Метрополитен-музей всегда был одним из моих любимых убежищ. Не только потому, что родители одобряли такое времяпрепровождение - само по себе несомненный плюс, - но и потому, что это отличное место для наблюдения за людьми. Я до сих пор не решила, чем хочу заниматься в будущем, но выяснить мне это предстояло до конца каникул. Меня уже приняли в несколько университетов - разумеется, с высочайшего одобрения родителей. Мать и отец - в нашей семье не поощрялись телячьи нежности вроде «мамы» и «папы» - уже видели меня на каком-нибудь достойном поприще вроде медицины, бизнеса или политики. Только вот меня туда совсем не тянуло.
Что мне по-настоящему нравилось - так это изучать людей. Давно покинувших этот мир - как те, что запечатлены на полотнах Метрополитен-музея, - или своих современников, во множестве толкущихся на улицах Нью-Йорка. По правде говоря, у меня уже набрался блокнот зарисовок об интересных людях, встреченных там и тут.
Однако я не представляла, как превратить это странное хобби в работу и тем более «карьеру». Родители ни за что не позволили бы мне стать психологом или социальным работником. По их мнению, каждый человек способен сам позаботиться о своем душевном здоровье. А если он не может справиться с выпавшими на его долю невзгодами... Что ж, это его проблемы, верно? Для них водиться с неудачниками значило принижать себя - хотя если бы я могла выбирать свободно, то выбрала бы работу, связанную с помощью людям.
Проблема заключалась лишь в том, что о свободном выборе речи не шло. Стоило мне задуматься о будущем, как перед глазами вставали фигуры родителей, а в ушах эхом отдавались их невысказанные ожидания. Одна мысль о том, чтобы их разочаровать, наполняла меня невыносимым чувством вины, которое, словно кислота, на корню душило малейшие ростки бунта.

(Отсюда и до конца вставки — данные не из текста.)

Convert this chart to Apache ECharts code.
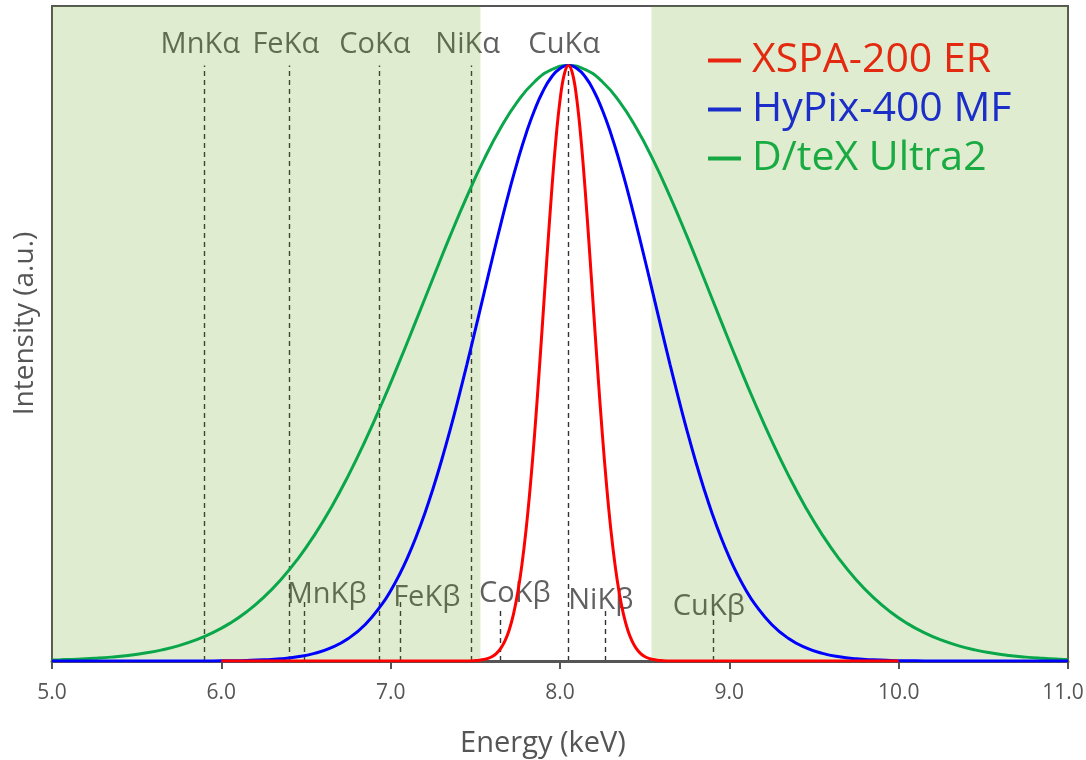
<!DOCTYPE html>
<html>
<head>
<meta charset="utf-8">
<script src="https://cdn.jsdelivr.net/npm/echarts@6/dist/echarts.min.js"></script>
<style>
html,body{margin:0;padding:0;background:#fff;}
#chart{width:1086px;height:760px;}
</style>
</head>
<body>
<div id="chart"></div>
<script>
// ---- data ----
const dtexEnergy = [5.0, 5.05, 5.15, 5.25, 5.35, 5.45, 5.55, 5.65, 5.75, 5.85, 5.95, 6.05, 6.15, 6.25, 6.35, 6.45, 6.55, 6.65, 6.75, 6.85, 6.95, 7.05, 7.15, 7.25, 7.35, 7.45, 7.55, 7.65, 7.75, 7.85, 7.95, 8.05, 8.15, 8.25, 8.35, 8.45, 8.55, 8.65, 8.75, 8.85, 8.95, 9.05, 9.15, 9.25, 9.35, 9.45, 9.55, 9.65, 9.75, 9.85, 9.95, 10.05, 10.15, 10.25, 10.35, 10.45, 10.55, 10.65, 10.75, 10.85, 10.95, 11.0];
const dtexIntensity = [0.0016, 0.0020, 0.0030, 0.0045, 0.0065, 0.0094, 0.0134, 0.0187, 0.0259, 0.0354, 0.0476, 0.0632, 0.0827, 0.1068, 0.1360, 0.1708, 0.2115, 0.2584, 0.3114, 0.3700, 0.4337, 0.5014, 0.5716, 0.6428, 0.7130, 0.7799, 0.8415, 0.8954, 0.9398, 0.9728, 0.9931, 1.0, 0.9931, 0.9728, 0.9398, 0.8954, 0.8415, 0.7799, 0.7130, 0.6428, 0.5716, 0.5014, 0.4337, 0.3700, 0.3114, 0.2584, 0.2115, 0.1708, 0.1360, 0.1068, 0.0827, 0.0632, 0.0476, 0.0354, 0.0259, 0.0187, 0.0134, 0.0094, 0.0065, 0.0045, 0.0030, 0.0025];
const hypixEnergy = [5.0, 5.05, 5.15, 5.25, 5.35, 5.45, 5.55, 5.65, 5.75, 5.85, 5.95, 6.05, 6.15, 6.25, 6.35, 6.45, 6.55, 6.65, 6.75, 6.85, 6.95,
  7.0, 7.05, 7.1, 7.15, 7.2, 7.25, 7.3, 7.35, 7.4, 7.45, 7.5, 7.55, 7.6, 7.65, 7.7, 7.75, 7.8, 7.85, 7.9, 7.95, 8.0, 8.05,
  8.1, 8.15, 8.2, 8.25, 8.3, 8.35, 8.4, 8.45, 8.5, 8.55, 8.6, 8.65, 8.7, 8.75, 8.8, 8.85, 8.9, 8.95, 9.0, 9.05, 9.1,
  9.15, 9.25, 9.35, 9.45, 9.55, 9.65, 9.75, 9.85, 9.95, 10.05, 10.15, 10.25, 10.35, 10.45, 10.55, 10.65, 10.75, 10.85, 10.95, 11.0];
const hypixIntensity = [0, 0, 0, 0, 0, 0, 0, 0, 0, 0.0001, 0.0002, 0.0004, 0.0009, 0.0019, 0.0037, 0.0070, 0.0128, 0.0224, 0.0378, 0.0614, 0.0959,
  0.1181, 0.1441, 0.1740, 0.2082, 0.2466, 0.2894, 0.3363, 0.3870, 0.4411, 0.4978, 0.5565, 0.6161, 0.6755, 0.7334, 0.7887, 0.8400, 0.8860, 0.9254, 0.9573, 0.9808, 0.9952, 1.0,
  0.9952, 0.9808, 0.9573, 0.9254, 0.8860, 0.8400, 0.7887, 0.7334, 0.6755, 0.6161, 0.5565, 0.4978, 0.4411, 0.3870, 0.3363, 0.2894, 0.2466, 0.2082, 0.1740, 0.1441, 0.1181,
  0.0959, 0.0614, 0.0378, 0.0224, 0.0128, 0.0070, 0.0037, 0.0019, 0.0009, 0.0004, 0.0002, 0.0001, 0, 0, 0, 0, 0, 0, 0, 0];
const xspaEnergy = [6.0, 7.45, 7.5, 7.525, 7.55, 7.575, 7.6, 7.625, 7.65, 7.675, 7.7, 7.725, 7.75, 7.775, 7.8, 7.825, 7.85, 7.875, 7.9, 7.925, 7.95, 7.975, 8.0, 8.025, 8.05, 8.075, 8.1, 8.125, 8.15, 8.175, 8.2, 8.225, 8.25, 8.275, 8.3, 8.325, 8.35, 8.375, 8.4, 8.425, 8.45, 8.475, 8.5, 8.525, 8.55, 8.575, 8.6, 8.65, 10.0];
const xspaIntensity = [0, 0.0002, 0.0007, 0.0013, 0.0024, 0.0043, 0.0076, 0.0128, 0.0211, 0.0337, 0.0521, 0.0783, 0.1142, 0.1615, 0.2216, 0.2950, 0.3812, 0.4779, 0.5813, 0.6861, 0.7857, 0.8732, 0.9415, 0.9850, 1.0, 0.9850, 0.9415, 0.8732, 0.7857, 0.6861, 0.5813, 0.4779, 0.3812, 0.2950, 0.2216, 0.1615, 0.1142, 0.0783, 0.0521, 0.0337, 0.0211, 0.0128, 0.0076, 0.0043, 0.0024, 0.0013, 0.0007, 0.0002, 0];
const seriesNames = ['XSPA-200 ER', 'HyPix-400 MF', 'D/teX Ultra2'];
const xTicks = [5, 6, 7, 8, 9, 10, 11];
const kAlphaNames = ['MnKα', 'FeKα', 'CoKα', 'NiKα', 'CuKα'];
const kAlphaEnergy = [5.899, 6.404, 6.930, 7.478, 8.048];
const kAlphaTop = [1.0, 1.0, 1.0, 1.0, 1.0];
const kBetaNames = ['MnKβ', 'FeKβ', 'CoKβ', 'NiKβ', 'CuKβ'];
const kBetaEnergy = [6.490, 7.058, 7.649, 8.265, 8.905];
const kBetaTop = [0.10, 0.10, 0.086, 0.086, 0.086];
const shadedBands = [[5.0, 7.53], [8.54, 11.0]];

// ---- layout constants (label anchors, data space) ----
const kAlphaLabelY = 1.035;
const kBetaLabelAnchor = [[6.622, 0.111], [7.213, 0.106], [7.733, 0.113], [8.241, 0.101], [8.879, 0.091]];

const FONT = '"Open Sans", "Noto Sans", sans-serif';
const zip = (xs, ys) => xs.map((x, i) => [x, ys[i]]);

const guideLines = [];
kAlphaEnergy.forEach((e, i) => guideLines.push([{coord: [e, 0]}, {coord: [e, kAlphaTop[i]]}]));
kBetaEnergy.forEach((e, i) => guideLines.push([{coord: [e, 0]}, {coord: [e, kBetaTop[i]]}]));

const labelData = [];
kAlphaNames.forEach((n, i) => labelData.push({name: n, value: [kAlphaEnergy[i], kAlphaLabelY], label: {offset: [-4, 0]}}));
kBetaNames.forEach((n, i) => labelData.push({name: n, value: kBetaLabelAnchor[i]}));

const xMax = xTicks[xTicks.length - 1];

const chart = echarts.init(document.getElementById('chart'), null, {renderer: 'canvas'});
chart.setOption({
  animation: false,
  backgroundColor: '#ffffff',
  textStyle: {fontFamily: FONT},
  grid: {left: 52, right: 18, top: 6, bottom: 99, outerBoundsMode: 'none', containLabel: false,
    show: true, borderColor: '#555', borderWidth: 2, backgroundColor: 'transparent'},
  legend: {
    orient: 'vertical', left: 703, top: 35, icon: 'rect', itemWidth: 33, itemHeight: 4, itemGap: 8,
    selectedMode: false,
    textStyle: {fontSize: 41, lineHeight: 40, fontFamily: FONT, padding: [0, 0, 0, 6]},
    data: [
      {name: seriesNames[0], itemStyle: {color: '#e8230f'}, textStyle: {color: '#e3290f'}},
      {name: seriesNames[1], itemStyle: {color: '#1a2ecc'}, textStyle: {color: '#1c2ec8'}},
      {name: seriesNames[2], itemStyle: {color: '#17a843'}, textStyle: {color: '#19aa42'}}
    ]
  },
  xAxis: {
    type: 'value', min: 5, max: 11, interval: 1,
    name: 'Energy (keV)', nameLocation: 'middle', nameGap: 68,
    nameTextStyle: {fontSize: 29, color: '#555', fontFamily: FONT, padding: [0, 34, 0, 0]},
    axisLine: {show: true, lineStyle: {color: '#555', width: 3}},
    axisTick: {show: true, inside: false, length: 8, lineStyle: {color: '#555', width: 2}},
    axisLabel: {fontSize: 21, color: '#555', margin: 22, fontFamily: FONT,
      formatter: v => !xTicks.includes(v) ? '' : (v === xMax ? '{r|' + v.toFixed(1) + '}' : v.toFixed(1)),
      rich: {r: {fontSize: 21, color: '#555', fontFamily: FONT, padding: [0, 10, 0, 0]}}},
    splitLine: {show: false}
  },
  yAxis: {
    type: 'value', min: 0, max: 1.1,
    name: 'Intensity (a.u.)', nameLocation: 'middle', nameGap: 13, nameRotate: 90,
    nameTextStyle: {fontSize: 28, color: '#555', fontFamily: FONT, padding: [0, 0, 0, 20]},
    axisLine: {show: false}, axisTick: {show: false}, axisLabel: {show: false}, splitLine: {show: false}
  },
  series: [
    {
      name: 'labels', type: 'scatter', z: 0, silent: true, symbolSize: 0,
      data: labelData,
      label: {show: true, position: 'inside', formatter: '{b}', fontSize: 29, color: '#383838', fontFamily: FONT},
      markLine: {
        z: 0, silent: true, symbol: ['none', 'none'], label: {show: false},
        lineStyle: {color: '#333', type: [5, 4], width: 1.4},
        emphasis: {disabled: true},
        data: guideLines
      }
    },
    {
      name: seriesNames[2], type: 'line', z: 3, showSymbol: false, symbol: 'none',
      smooth: 0.5,
      lineStyle: {color: '#0aa64a', width: 3}, itemStyle: {color: '#0aa64a'},
      data: zip(dtexEnergy, dtexIntensity),
      markArea: {
        z: 1, silent: true,
        itemStyle: {color: 'rgba(95,160,20,0.2)'},
        data: shadedBands.map(b => [{xAxis: b[0]}, {xAxis: b[1]}])
      }
    },
    {
      name: seriesNames[1], type: 'line', z: 4, showSymbol: false, symbol: 'none',
      smooth: 0.5,
      lineStyle: {color: '#0000ff', width: 3}, itemStyle: {color: '#0000ff'},
      data: zip(hypixEnergy, hypixIntensity)
    },
    {
      name: seriesNames[0], type: 'line', z: 5, showSymbol: false, symbol: 'none',
      smooth: 0.4,
      lineStyle: {color: '#ff0000', width: 3}, itemStyle: {color: '#ff0000'},
      data: zip(xspaEnergy, xspaIntensity)
    }
  ]
});
</script>
</body>
</html>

Одним таким ростком стал выбор колледжа. Строго говоря, это был не мятеж, потому что анкеты я рассылала с ведома отца и матери. Мне разрешили подать заявки в любые понравившиеся вузы - при условии, что среди них будут и выбранные родителями. К их неудовольствию, меня приняли во все - однако я не сомневалась, что на этом мои поползновения к свободе и закончатся.
Теперь же на улице стояла весна, любимое время подростков, а меня трясло от ужаса. Если бы только не надо было думать о будущем! Но родители обязали меня определиться с колледжем и специальностью до конца каникул. И вариант «поучусь немного, а там посмотрим» их не устроил бы.
Я на секунду задержалась у стойки вахтера, чтобы взмахнуть пожизненным членским билетом.
- Добрый день, мисс Янг, - с улыбкой поприветствовал меня старый охранник. - Снова на весь день?
Я покачала головой.
- Только до обеда, Берни. Потом пойду обедать с девочками.
- Покараулить их?
- Нет, я сегодня одна.
- Хорошо, - кивнул он и, пропустив меня за веревочное ограждение, снова повернулся к веренице туристов.
Все-таки в том, что мои родители делали ежегодные - и весьма щедрые - пожертвования Метрополитен-музею, была определенная выгода. Я с детства пользовалась всеми преимуществами финансового положения, связей и опыта своей семьи. Разумеется, они меня любили, только любовь эта выражалась в редких улыбках гордости и одобрения. Неудивительно, что я часто чувствовала себя одинокой. А иногда - попросту в западне.
Когда тоска по несуществующей маме, с которой можно было бы дурачиться и печь кексы, становилась невыносимой, я начинала проситься к бабушке. Она жила на маленькой ферме в Айове, и родители неукоснительно навещали ее раз в два месяца. Это продолжалось уже много лет, причем мать с отцом останавливались в отеле в соседнем городке, а мне разрешали ночевать на ферме.
Я коротко улыбнулась глазам, глядевшим на меня из-под тяжело насупленных бровей в зеркале заднего вида, и послушно вытащила кошелек. Сколько ни езжу в нью-йоркских такси, никак не могу привыкнуть к грубости шоферов. Впрочем, альтернативой был семейный водитель, который по совместительству исполнял роль няньки и орлиным взором следил за каждым моим шагом, чтобы потом доложить родителям. Нет уж, лучше глоток свободы - пускай и с привкусом нью-йоркских кэбов.
Я сунула водителю двадцатку и открыла дверцу. Не успела я выбраться на тротуар, как он рванул с места, будто за ним гналась полиция. Мне стоило немалых трудов удержаться на ногах и не задохнуться в туче выхлопных газов, любезно оставленных им на прощание.